* _WHAT THE EXERCISE ASKS_
Without altering anything, output the material below.

------ STORED DATA

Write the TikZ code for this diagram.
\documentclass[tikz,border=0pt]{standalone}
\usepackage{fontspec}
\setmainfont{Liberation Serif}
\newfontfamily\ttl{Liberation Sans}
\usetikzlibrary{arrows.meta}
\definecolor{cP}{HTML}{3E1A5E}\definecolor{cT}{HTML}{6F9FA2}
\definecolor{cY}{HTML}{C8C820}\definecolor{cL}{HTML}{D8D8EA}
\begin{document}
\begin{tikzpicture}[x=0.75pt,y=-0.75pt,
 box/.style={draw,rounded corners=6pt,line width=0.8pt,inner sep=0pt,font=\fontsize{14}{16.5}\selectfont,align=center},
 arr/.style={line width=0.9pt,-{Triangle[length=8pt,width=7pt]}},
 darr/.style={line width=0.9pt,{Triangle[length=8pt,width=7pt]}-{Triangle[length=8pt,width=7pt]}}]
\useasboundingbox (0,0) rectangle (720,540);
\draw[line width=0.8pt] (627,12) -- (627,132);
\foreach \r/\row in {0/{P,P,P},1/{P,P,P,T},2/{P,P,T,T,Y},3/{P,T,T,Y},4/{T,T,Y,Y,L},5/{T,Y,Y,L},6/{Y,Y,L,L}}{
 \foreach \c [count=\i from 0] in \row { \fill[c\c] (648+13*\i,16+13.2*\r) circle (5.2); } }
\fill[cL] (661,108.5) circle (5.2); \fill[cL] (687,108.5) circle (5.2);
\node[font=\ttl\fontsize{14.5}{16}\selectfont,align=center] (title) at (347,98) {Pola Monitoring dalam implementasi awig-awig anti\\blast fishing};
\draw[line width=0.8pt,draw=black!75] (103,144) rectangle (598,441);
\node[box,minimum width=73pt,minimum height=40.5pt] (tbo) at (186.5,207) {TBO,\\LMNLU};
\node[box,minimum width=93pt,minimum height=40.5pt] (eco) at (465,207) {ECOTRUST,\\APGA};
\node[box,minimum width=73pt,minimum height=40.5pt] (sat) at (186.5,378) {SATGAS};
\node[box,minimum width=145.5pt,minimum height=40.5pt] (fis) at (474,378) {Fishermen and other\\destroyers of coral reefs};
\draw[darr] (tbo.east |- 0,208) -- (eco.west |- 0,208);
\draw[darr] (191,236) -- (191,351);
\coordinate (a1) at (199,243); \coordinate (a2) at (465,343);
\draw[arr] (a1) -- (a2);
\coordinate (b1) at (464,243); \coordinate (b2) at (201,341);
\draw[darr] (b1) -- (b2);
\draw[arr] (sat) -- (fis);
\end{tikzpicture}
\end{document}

------------

* _FULL OUTPUT_
Write the TikZ code for this diagram.
\documentclass[tikz,border=0pt]{standalone}
\usepackage{fontspec}
\setmainfont{Liberation Serif}
\newfontfamily\ttl{Liberation Sans}
\usetikzlibrary{arrows.meta}
\definecolor{cP}{HTML}{3E1A5E}\definecolor{cT}{HTML}{6F9FA2}
\definecolor{cY}{HTML}{C8C820}\definecolor{cL}{HTML}{D8D8EA}
\begin{document}
\begin{tikzpicture}[x=0.75pt,y=-0.75pt,
 box/.style={draw,rounded corners=6pt,line width=0.8pt,inner sep=0pt,font=\fontsize{14}{16.5}\selectfont,align=center},
 arr/.style={line width=0.9pt,-{Triangle[length=8pt,width=7pt]}},
 darr/.style={line width=0.9pt,{Triangle[length=8pt,width=7pt]}-{Triangle[length=8pt,width=7pt]}}]
\useasboundingbox (0,0) rectangle (720,540);
\draw[line width=0.8pt] (627,12) -- (627,132);
\foreach \r/\row in {0/{P,P,P},1/{P,P,P,T},2/{P,P,T,T,Y},3/{P,T,T,Y},4/{T,T,Y,Y,L},5/{T,Y,Y,L},6/{Y,Y,L,L}}{
 \foreach \c [count=\i from 0] in \row { \fill[c\c] (648+13*\i,16+13.2*\r) circle (5.2); } }
\fill[cL] (661,108.5) circle (5.2); \fill[cL] (687,108.5) circle (5.2);
\node[font=\ttl\fontsize{14.5}{16}\selectfont,align=center] (title) at (347,98) {Pola Monitoring dalam implementasi awig-awig anti\\blast fishing};
\draw[line width=0.8pt,draw=black!75] (103,144) rectangle (598,441);
\node[box,minimum width=73pt,minimum height=40.5pt] (tbo) at (186.5,207) {TBO,\\LMNLU};
\node[box,minimum width=93pt,minimum height=40.5pt] (eco) at (465,207) {ECOTRUST,\\APGA};
\node[box,minimum width=73pt,minimum height=40.5pt] (sat) at (186.5,378) {SATGAS};
\node[box,minimum width=145.5pt,minimum height=40.5pt] (fis) at (474,378) {Fishermen and other\\destroyers of coral reefs};
\draw[darr] (tbo.east |- 0,208) -- (eco.west |- 0,208);
\draw[darr] (191,236) -- (191,351);
\coordinate (a1) at (199,243); \coordinate (a2) at (465,343);
\draw[arr] (a1) -- (a2);
\coordinate (b1) at (464,243); \coordinate (b2) at (201,341);
\draw[darr] (b1) -- (b2);
\draw[arr] (sat) -- (fis);
\end{tikzpicture}
\end{document}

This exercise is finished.